**Exercise materials**.
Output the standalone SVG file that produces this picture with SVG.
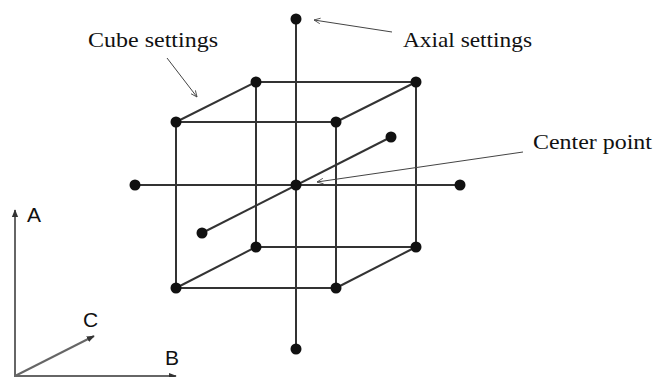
<svg xmlns="http://www.w3.org/2000/svg" width="654" height="377" viewBox="0 0 654 377">
<style>
.edge{stroke:#333;stroke-width:2;fill:none}
.dot{fill:#111}
.ann{stroke:#444;stroke-width:1;fill:none}
.lbl{font-family:"Liberation Serif","DejaVu Serif",serif;font-size:21px;fill:#111}
.ax{stroke:#666;stroke-width:2;fill:none}
.axl{font-family:"Liberation Sans",Arial,sans-serif;font-size:21px;fill:#111}
</style>
<defs>
<marker id="ah" viewBox="0 0 10 10" refX="9" refY="5" markerWidth="7" markerHeight="7" orient="auto" markerUnits="userSpaceOnUse">
<path d="M0,1 L9,5 L0,9" fill="none" stroke="#444" stroke-width="1.2"/>
</marker>
<marker id="axh" viewBox="0 0 10 10" refX="9" refY="5" markerWidth="8" markerHeight="8" orient="auto" markerUnits="userSpaceOnUse">
<path d="M0,1 L10,5 L0,9 Z" fill="#333"/>
</marker>
</defs>
<g id="connectors">
<line class="edge" x1="296" y1="19" x2="296" y2="349"/>
<line class="edge" x1="135" y1="185" x2="460" y2="185"/>
<line class="edge" x1="202" y1="233" x2="391" y2="137"/>
<rect class="edge" x="256" y="82" width="160" height="165"/>
<rect class="edge" x="176" y="122" width="160" height="166"/>
<line class="edge" x1="176" y1="122" x2="256" y2="82"/>
<line class="edge" x1="336" y1="122" x2="416" y2="82"/>
<line class="edge" x1="176" y1="288" x2="256" y2="247"/>
<line class="edge" x1="336" y1="288" x2="416" y2="247"/>
<line class="ann" x1="167" y1="58" x2="197" y2="97" marker-end="url(#ah)"/>
<line class="ann" x1="392" y1="32" x2="314" y2="20" marker-end="url(#ah)"/>
<line class="ann" x1="523" y1="152" x2="317" y2="182" marker-end="url(#ah)"/>
</g>
<g id="points">
<circle class="dot" cx="176" cy="122" r="5.5"/>
<circle class="dot" cx="336" cy="122" r="5.5"/>
<circle class="dot" cx="176" cy="288" r="5.5"/>
<circle class="dot" cx="336" cy="288" r="5.5"/>
<circle class="dot" cx="256" cy="82" r="5.5"/>
<circle class="dot" cx="416" cy="82" r="5.5"/>
<circle class="dot" cx="256" cy="247" r="5.5"/>
<circle class="dot" cx="416" cy="247" r="5.5"/>
<circle class="dot" cx="296" cy="185" r="5.5"/>
<circle class="dot" cx="296" cy="19" r="5.5"/>
<circle class="dot" cx="296" cy="349" r="5.5"/>
<circle class="dot" cx="135" cy="185" r="5.5"/>
<circle class="dot" cx="460" cy="185" r="5.5"/>
<circle class="dot" cx="202" cy="233" r="5.5"/>
<circle class="dot" cx="391" cy="137" r="5.5"/>
</g>
<g id="labels">
<text class="lbl" x="88" y="47" textLength="130" lengthAdjust="spacingAndGlyphs">Cube settings</text>
<text class="lbl" x="403" y="47" textLength="129" lengthAdjust="spacingAndGlyphs">Axial settings</text>
<text class="lbl" x="533" y="149" textLength="119" lengthAdjust="spacingAndGlyphs">Center point</text>
</g>
<g id="axes">
<line class="ax" x1="15" y1="377" x2="15" y2="210" marker-end="url(#axh)"/>
<line class="ax" x1="15" y1="376" x2="176" y2="376" marker-end="url(#axh)"/>
<line class="ax" x1="15" y1="376" x2="94" y2="336" marker-end="url(#axh)"/>
<text class="axl" x="27" y="222">A</text>
<text class="axl" x="165" y="365">B</text>
<text class="axl" x="83" y="327">C</text>
</g>
</svg>
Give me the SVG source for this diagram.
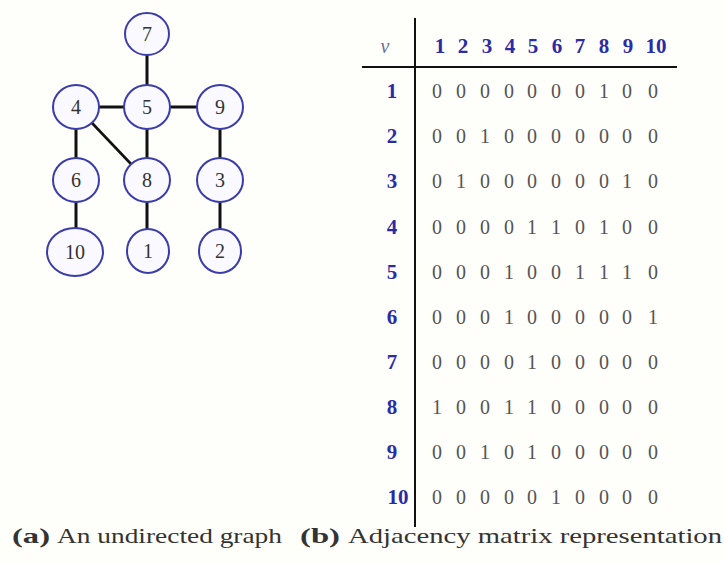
<svg xmlns="http://www.w3.org/2000/svg" width="724" height="562" viewBox="0 0 724 562">
  <style>
    .node ellipse { fill: #f9f9ff; stroke: #3b3bab; stroke-width: 2; }
    .node text { font-family: "Liberation Serif", "DejaVu Serif", serif; font-size: 20px; fill: #333; text-anchor: middle; }
    .edge { stroke: #111; stroke-width: 3; stroke-linecap: butt; }
    .cell { font-family: "Liberation Serif", "DejaVu Serif", serif; font-size: 20px; fill: #555; text-anchor: middle; }
    .head { font-family: "Liberation Serif", "DejaVu Serif", serif; font-size: 21px; font-weight: bold; fill: #2b2ba5; text-anchor: middle; }
    .rule { stroke: #111; stroke-width: 2; }
    .cap { font-family: "Liberation Serif", "DejaVu Serif", serif; font-size: 21px; fill: #333; }
    .capb { font-weight: bold; }
  </style>
  <rect width="724" height="562" fill="#fefefb"/>

  <!-- (a) undirected graph: edges -->
  <g id="connectors">
    <line class="edge" x1="147" y1="55" x2="147" y2="86"/>
    <line class="edge" x1="99" y1="107" x2="124" y2="107"/>
    <line class="edge" x1="170" y1="107" x2="197" y2="107"/>
    <line class="edge" x1="76" y1="129" x2="76" y2="158"/>
    <line class="edge" x1="76" y1="202" x2="76" y2="228"/>
    <line class="edge" x1="147" y1="129" x2="147" y2="158"/>
    <line class="edge" x1="147" y1="202" x2="147" y2="229"/>
    <line class="edge" x1="220" y1="129" x2="220" y2="158"/>
    <line class="edge" x1="220" y1="202" x2="220" y2="229"/>
    <line class="edge" x1="92" y1="123" x2="131" y2="164" style="stroke-width:2.6"/>
  </g>

  <!-- (a) undirected graph: vertices -->
  <g id="n7" class="node"><ellipse cx="147" cy="34" rx="22" ry="21"/><text x="147" y="41">7</text></g>
  <g id="n4" class="node"><ellipse cx="76" cy="107" rx="23" ry="22"/><text x="76" y="114">4</text></g>
  <g id="n5" class="node"><ellipse cx="147" cy="107" rx="23" ry="22"/><text x="147" y="114">5</text></g>
  <g id="n9" class="node"><ellipse cx="220" cy="107" rx="23" ry="22"/><text x="220" y="114">9</text></g>
  <g id="n6" class="node"><ellipse cx="76" cy="180" rx="23" ry="22"/><text x="76" y="187">6</text></g>
  <g id="n8" class="node"><ellipse cx="147" cy="180" rx="23" ry="22"/><text x="147" y="187">8</text></g>
  <g id="n3" class="node"><ellipse cx="220" cy="180" rx="23" ry="22"/><text x="220" y="187">3</text></g>
  <g id="n10" class="node"><ellipse cx="75" cy="252" rx="28" ry="24"/><text x="75" y="259">10</text></g>
  <g id="n1" class="node"><ellipse cx="148" cy="251" rx="21" ry="22"/><text x="148" y="258">1</text></g>
  <g id="n2" class="node"><ellipse cx="220" cy="251" rx="21" ry="22"/><text x="220" y="258">2</text></g>

  <!-- (b) adjacency matrix -->
  <g id="matrix">
    <line class="rule" x1="415" y1="18" x2="415" y2="527"/>
    <line class="rule" x1="362" y1="67" x2="677" y2="67"/>
    <text x="385" y="53" font-family="Liberation Serif, DejaVu Serif, serif" font-size="20" font-style="italic" fill="#6b6b9a" text-anchor="middle">v</text>
    <text class="head" x="440 463 487 510 533 557 580 604 628" y="53">123456789</text>
    <text class="head" x="656" y="53">10</text>

    <g class="head">
      <text x="392" y="98">1</text>
      <text x="392" y="143">2</text>
      <text x="392" y="188">3</text>
      <text x="392" y="234">4</text>
      <text x="392" y="279">5</text>
      <text x="392" y="324">6</text>
      <text x="392" y="369">7</text>
      <text x="392" y="414">8</text>
      <text x="392" y="459">9</text>
      <text x="398" y="504">10</text>
    </g>

    <g class="cell">
      <text x="437 461 485 509 532 556 580 604 627 653" y="98">0000000100</text>
      <text x="437 461 485 509 532 556 580 604 627 653" y="143">0010000000</text>
      <text x="437 461 485 509 532 556 580 604 627 653" y="188">0100000010</text>
      <text x="437 461 485 509 532 556 580 604 627 653" y="234">0000110100</text>
      <text x="437 461 485 509 532 556 580 604 627 653" y="279">0001001110</text>
      <text x="437 461 485 509 532 556 580 604 627 653" y="324">0001000001</text>
      <text x="437 461 485 509 532 556 580 604 627 653" y="369">0000100000</text>
      <text x="437 461 485 509 532 556 580 604 627 653" y="414">1001100000</text>
      <text x="437 461 485 509 532 556 580 604 627 653" y="459">0010100000</text>
      <text x="437 461 485 509 532 556 580 604 627 653" y="504">0000010000</text>
    </g>
  </g>

  <!-- captions -->
  <g id="captions">
    <text class="cap capb" x="12" y="543" textLength="38" lengthAdjust="spacingAndGlyphs">(a)</text>
    <text class="cap" x="57" y="543" textLength="225" lengthAdjust="spacingAndGlyphs">An undirected graph</text>
    <text class="cap capb" x="300" y="543" textLength="40" lengthAdjust="spacingAndGlyphs">(b)</text>
    <text class="cap" x="348" y="543" textLength="374" lengthAdjust="spacingAndGlyphs">Adjacency matrix representation</text>
  </g>
</svg>
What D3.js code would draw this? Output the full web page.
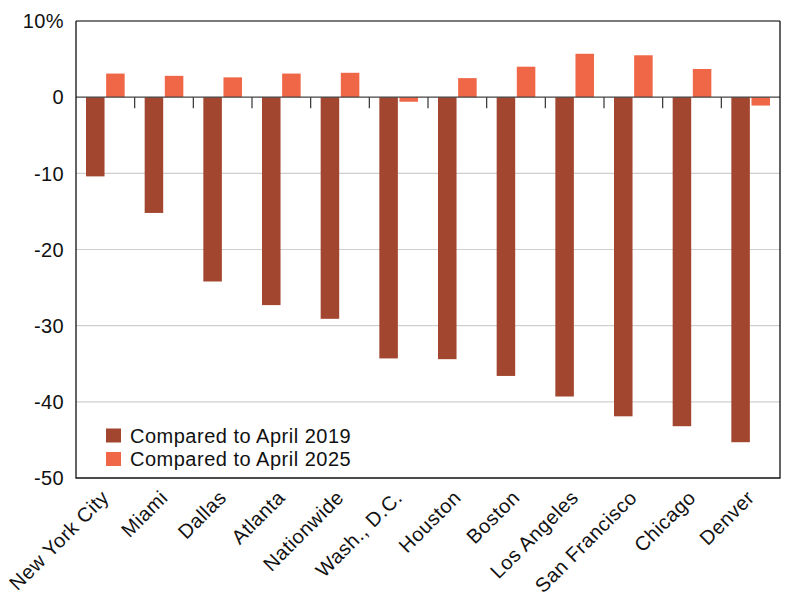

**Goal**.
Go over the data above and copy every line that has the word "this" in it.

**Full solution**.
Output the standalone SVG file that produces this picture with SVG.
Give me the SVG source for this diagram.
What D3.js code would draw this? Output the full web page.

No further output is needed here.